### Your objective:
Pull out every line in the data that has the string "size" in it.

### Data provided:
________________________

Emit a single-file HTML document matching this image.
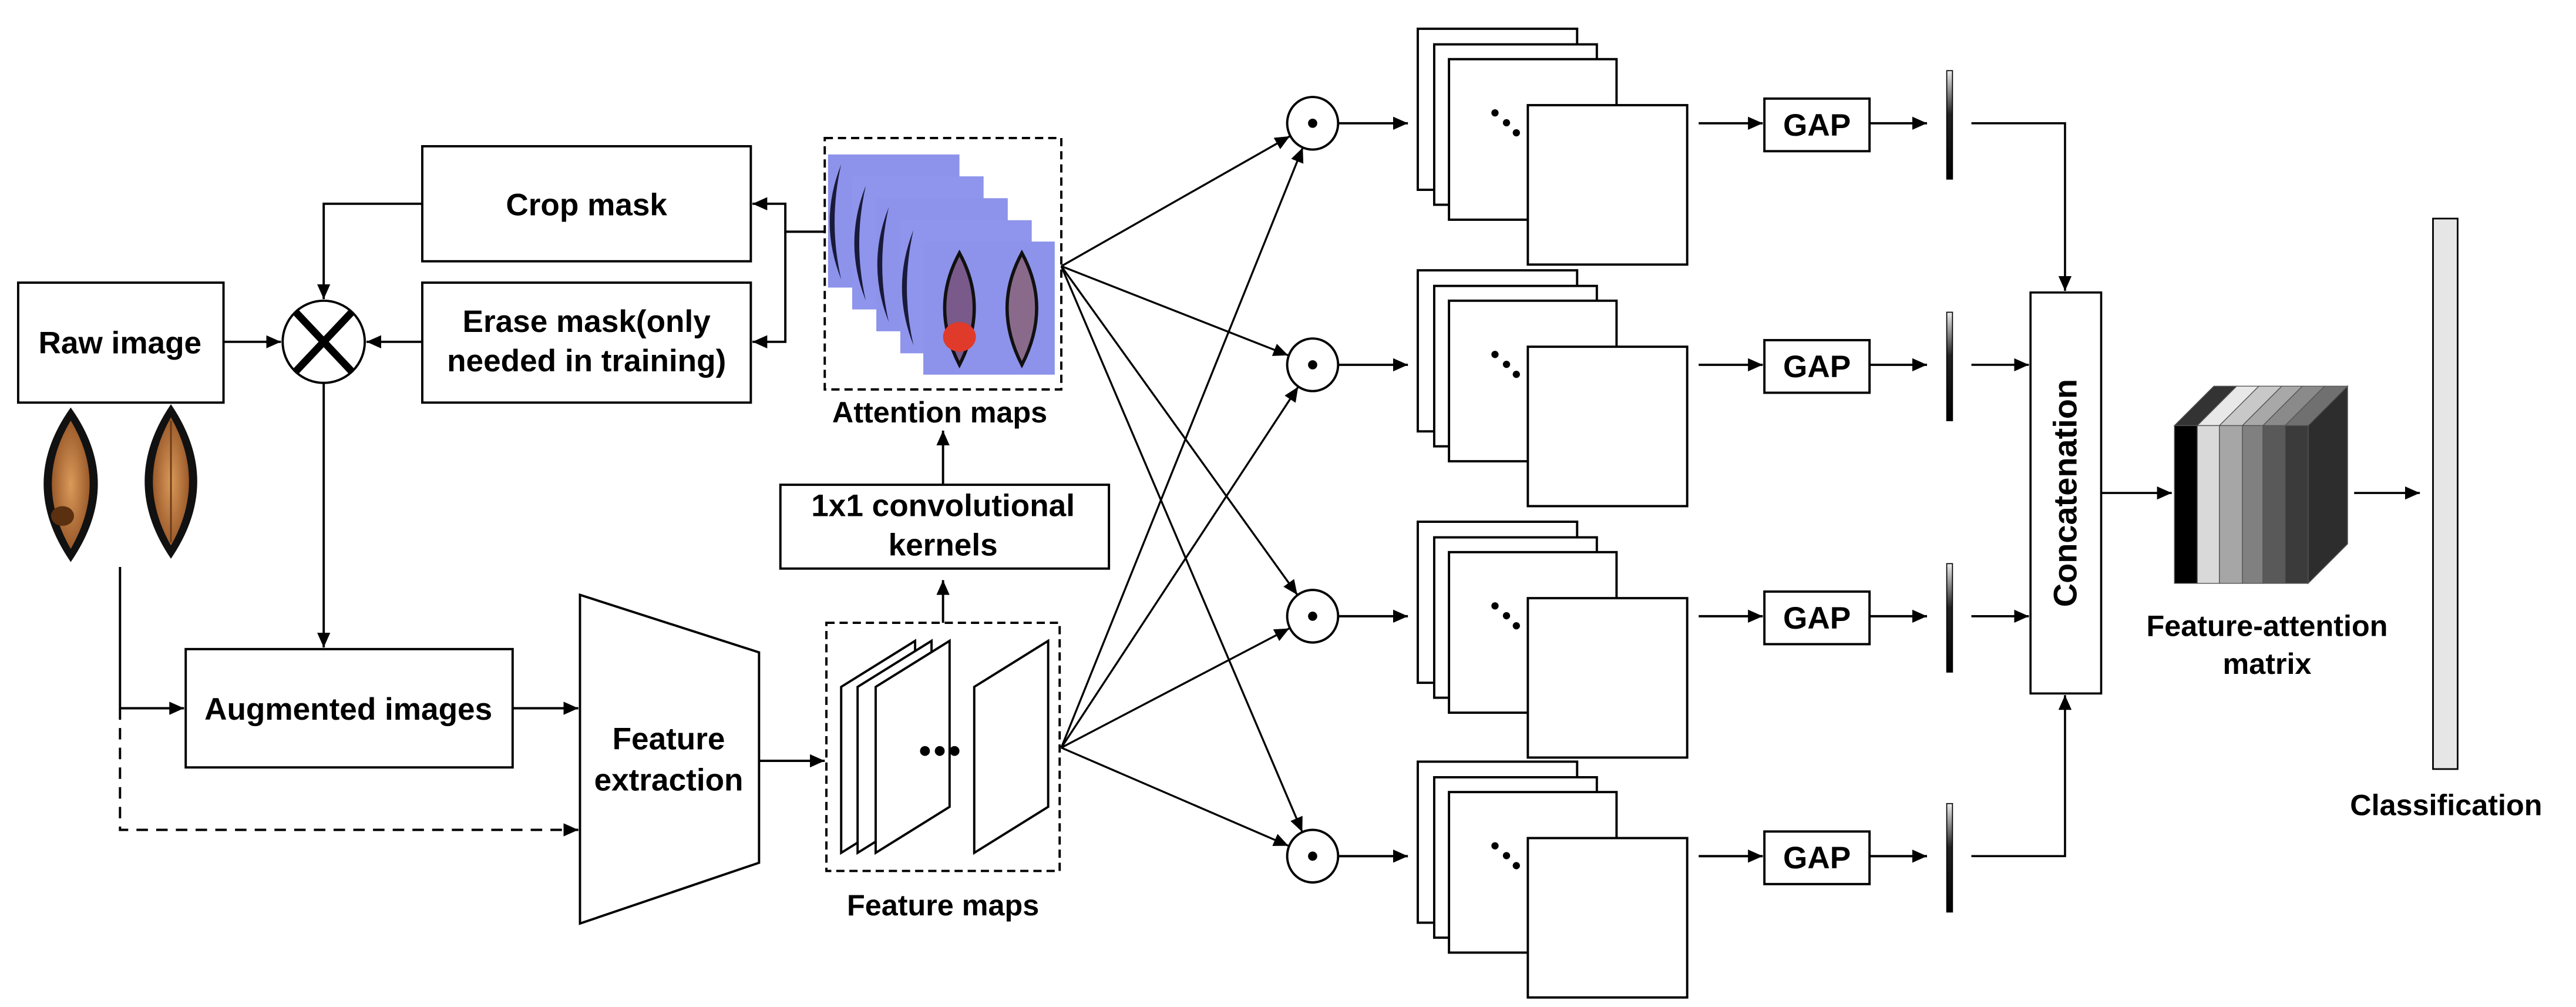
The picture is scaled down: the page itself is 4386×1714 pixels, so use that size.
<!DOCTYPE html>
<html><head><meta charset="utf-8"><style>
html,body{margin:0;padding:0;background:#fff;}
svg{display:block;}
text{font-family:"Liberation Sans",Arial,sans-serif;font-weight:bold;fill:#000;}
</style></head><body>
<svg width="4386" height="1714" viewBox="0 0 1568 612.8" xmlns="http://www.w3.org/2000/svg">
<defs>
<marker id="a" markerUnits="userSpaceOnUse" markerWidth="10" markerHeight="10" refX="9" refY="4" orient="auto"><path d="M0,0 L9,4 L0,8 Z" fill="#000"/></marker>
<linearGradient id="bar" x1="0" y1="0" x2="0" y2="1"><stop offset="0" stop-color="#eee"/><stop offset="0.4" stop-color="#222"/><stop offset="1" stop-color="#000"/></linearGradient>
<radialGradient id="grain" cx="0.5" cy="0.5" r="0.5"><stop offset="0" stop-color="#d99a5a"/><stop offset="1" stop-color="#9b5a2a"/></radialGradient>
</defs>
<g fill="none" stroke="#000" stroke-width="1.4">
<!-- left boxes -->
<rect x="11" y="172" width="125" height="73" fill="#fff"/>
<rect x="257" y="89" width="200" height="70" fill="#fff"/>
<rect x="257" y="172" width="200" height="73" fill="#fff"/>
<ellipse cx="197" cy="208" rx="25" ry="25" fill="#fff"/>
<path d="M180,190 L214,226 M214,190 L180,226" stroke-width="4.5"/>
<path d="M257,124 H197 V182" marker-end="url(#a)"/>
<path d="M136,208 H171" marker-end="url(#a)"/>
<path d="M257,208 H223" marker-end="url(#a)"/>
<path d="M502,141 H478 V124 H458" marker-end="url(#a)"/>
<path d="M478,141 V208 H458" marker-end="url(#a)"/>
<path d="M197,233 V394" marker-end="url(#a)"/>
<rect x="113" y="395" width="199" height="72" fill="#fff"/>
<path d="M73,345 V431 H112" marker-end="url(#a)"/>
<path d="M73,431 V505 H352" stroke-dasharray="7,5" marker-end="url(#a)"/>
<path d="M312,431 H352" marker-end="url(#a)"/>
<path d="M353,362 L462,397 L462,525 L353,562 Z" fill="#fff"/>
<path d="M462,463 H502" marker-end="url(#a)"/>
<!-- feature maps -->
<rect x="503" y="379" width="142" height="151" stroke-dasharray="5,3"/>
<path d="M512,418 L557,390 L557,491 L512,519 Z" fill="#fff"/>
<path d="M522,418 L567,390 L567,491 L522,519 Z" fill="#fff"/>
<path d="M533,418 L578,390 L578,491 L533,519 Z" fill="#fff"/>
<path d="M593,418 L638,390 L638,491 L593,519 Z" fill="#fff"/>
<path d="M574,379 V353" marker-end="url(#a)"/>
<rect x="475" y="295" width="200" height="51" fill="#fff"/>
<path d="M574,295 V262" marker-end="url(#a)"/>
<rect x="502" y="84" width="144" height="153" stroke-dasharray="5,3"/>
</g>
<!-- attention images -->
<g stroke="none">
<rect x="504" y="94" width="80" height="81" fill="#8d93ea"/>
<rect x="518.7" y="107.3" width="80" height="81" fill="#8f95ec"/>
<rect x="533.4" y="120.6" width="80" height="81" fill="#8d93ea"/>
<rect x="548" y="134" width="80" height="81" fill="#8f95ec"/>
<rect x="562" y="147" width="80" height="81" fill="#8d93ea"/>
<g fill="#1a1a3a"><path d="M512,100 Q498,135 512,170 Q504,135 512,100Z"/><path d="M527,113 Q513,148 527,183 Q519,148 527,113Z"/><path d="M541,126 Q527,161 541,196 Q533,161 541,126Z"/><path d="M556,140 Q542,175 556,210 Q548,175 556,140Z"/></g>
<path d="M584,154 Q566,187 584,222 Q602,187 584,154Z" fill="#7a5a8a" stroke="#111" stroke-width="2"/>
<ellipse cx="584" cy="205" rx="10" ry="9" fill="#e03a2a"/>
<path d="M622,154 Q604,187 622,222 Q640,187 622,154Z" fill="#8a6a8a" stroke="#111" stroke-width="2"/>
<!-- grains -->
<path d="M43,248 Q10,294 43,342 Q76,294 43,248Z" fill="#111"/>
<path d="M43,256 Q20,294 43,334 Q66,294 43,256Z" fill="url(#grain)"/>
<ellipse cx="38" cy="314" rx="7" ry="6" fill="#5a3010"/>
<path d="M104,246 Q72,293 104,340 Q136,293 104,246Z" fill="#111"/>
<path d="M104,254 Q82,293 104,332 Q126,293 104,254Z" fill="url(#grain)"/>
<path d="M104,256 V330" stroke="#6a3a18" stroke-width="1"/>
</g>
<circle cx="563" cy="457" r="3"/><circle cx="572" cy="457" r="3"/><circle cx="581" cy="457" r="3"/>
<!-- connectors to circles -->
<g fill="none" stroke="#000" stroke-width="1.2" marker-end="url(#a)">
<path d="M646,162 L785.1,82.9"/><path d="M646,162 L784.1,216.2"/><path d="M646,162 L789.7,362"/><path d="M646,162 L792.7,506.3"/>
<path d="M646,455 L793,89.8"/><path d="M646,455 L790.2,235.4"/><path d="M646,455 L784.8,382.4"/><path d="M646,455 L784.3,514.7"/>
</g>
<!-- rows -->
<g id="row">
<g fill="#fff" stroke="#000" stroke-width="1.4">
<ellipse cx="799" cy="75" rx="15.5" ry="16"/>
<path d="M815,75 H857" fill="none" marker-end="url(#a)"/>
<rect x="863" y="17.5" width="97" height="98"/>
<rect x="873" y="27" width="99" height="97.6"/>
<rect x="882" y="36" width="102" height="97.7"/>
<rect x="930" y="64" width="97" height="97"/>
<path d="M1034,75 H1073" fill="none" marker-end="url(#a)"/>
<rect x="1074" y="60" width="64" height="32"/>
<path d="M1138,75 H1173" fill="none" marker-end="url(#a)"/>
</g>
<circle cx="799" cy="75" r="2.8"/>
<circle cx="910" cy="68.7" r="2.2"/><circle cx="917" cy="74.7" r="2.2"/><circle cx="923" cy="80.8" r="2.2"/>
<rect x="1185" y="43" width="3.5" height="66" fill="url(#bar)" stroke="#000" stroke-width="0.6"/>
<text x="1106" y="82.5" font-size="19" text-anchor="middle">GAP</text>
</g>
<use href="#row" transform="translate(0,147)"/>
<use href="#row" transform="translate(0,300)"/>
<use href="#row" transform="translate(0,446)"/>
<g fill="none" stroke="#000" stroke-width="1.3">
<path d="M1200,75 H1257 V177" marker-end="url(#a)"/>
<path d="M1200,222 H1235" marker-end="url(#a)"/>
<path d="M1200,375 H1235" marker-end="url(#a)"/>
<path d="M1200,521 H1257 V423" marker-end="url(#a)"/>
<rect x="1236" y="178" width="43" height="244" fill="#fff"/>
<path d="M1279,300 H1322" marker-end="url(#a)"/>
<path d="M1433,300 H1473" marker-end="url(#a)"/>
<rect x="1481" y="133" width="15" height="335" fill="#e6e6e6" stroke-width="1"/>
</g>
<!-- cube -->
<g stroke="#555" stroke-width="0.5">
<path d="M1405,259 L1429,235 L1429,331 L1405,355 Z" fill="#2d2d2d"/>
<path d="M1323.6,259 L1347.6,235 L1361.5,235 L1337.5,259 Z" fill="#333"/>
<path d="M1337.5,259 L1361.5,235 L1375,235 L1351,259 Z" fill="#e8e8e8"/>
<path d="M1351,259 L1375,235 L1389,235 L1365,259 Z" fill="#c8c8c8"/>
<path d="M1365,259 L1389,235 L1401.5,235 L1377.5,259 Z" fill="#a8a8a8"/>
<path d="M1377.5,259 L1401.5,235 L1415,235 L1391,259 Z" fill="#8a8a8a"/>
<path d="M1391,259 L1415,235 L1429,235 L1405,259 Z" fill="#707070"/>
<rect x="1323.6" y="259" width="13.9" height="96" fill="#000"/>
<rect x="1337.5" y="259" width="13.5" height="96" fill="#d9d9d9"/>
<rect x="1351" y="259" width="14" height="96" fill="#a6a6a6"/>
<rect x="1365" y="259" width="12.5" height="96" fill="#808080"/>
<rect x="1377.5" y="259" width="13.5" height="96" fill="#595959"/>
<rect x="1391" y="259" width="14" height="96" fill="#3b3b3b"/>
</g>
<!-- text -->
<g font-size="19" text-anchor="middle">
<text x="73" y="215">Raw image</text>
<text x="357" y="131">Crop mask</text>
<text x="357" y="202">Erase mask(only</text>
<text x="357" y="226">needed in training)</text>
<text x="212" y="438">Augmented images</text>
<text x="407" y="456">Feature</text>
<text x="407" y="481">extraction</text>
<text x="574" y="314">1x1 convolutional</text>
<text x="574" y="338">kernels</text>
<text x="572" y="257" font-size="18">Attention maps</text>
<text x="574" y="557" font-size="18">Feature maps</text>
<text x="1380" y="387" font-size="18">Feature-attention</text>
<text x="1380" y="410" font-size="18">matrix</text>
<text x="1489" y="496" font-size="18">Classification</text>
<text transform="translate(1264,300) rotate(-90)" font-size="20">Concatenation</text>
</g>
</svg>
</body></html>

________________________

### The solution:
The picture is scaled down: the page itself is 4386×1714 pixels, so use that size.
<text x="1106" y="82.5" font-size="19" text-anchor="middle">GAP</text>
<g font-size="19" text-anchor="middle">
<text x="572" y="257" font-size="18">Attention maps</text>
<text x="574" y="557" font-size="18">Feature maps</text>
<text x="1380" y="387" font-size="18">Feature-attention</text>
<text x="1380" y="410" font-size="18">matrix</text>
<text x="1489" y="496" font-size="18">Classification</text>
<text transform="translate(1264,300) rotate(-90)" font-size="20">Concatenation</text>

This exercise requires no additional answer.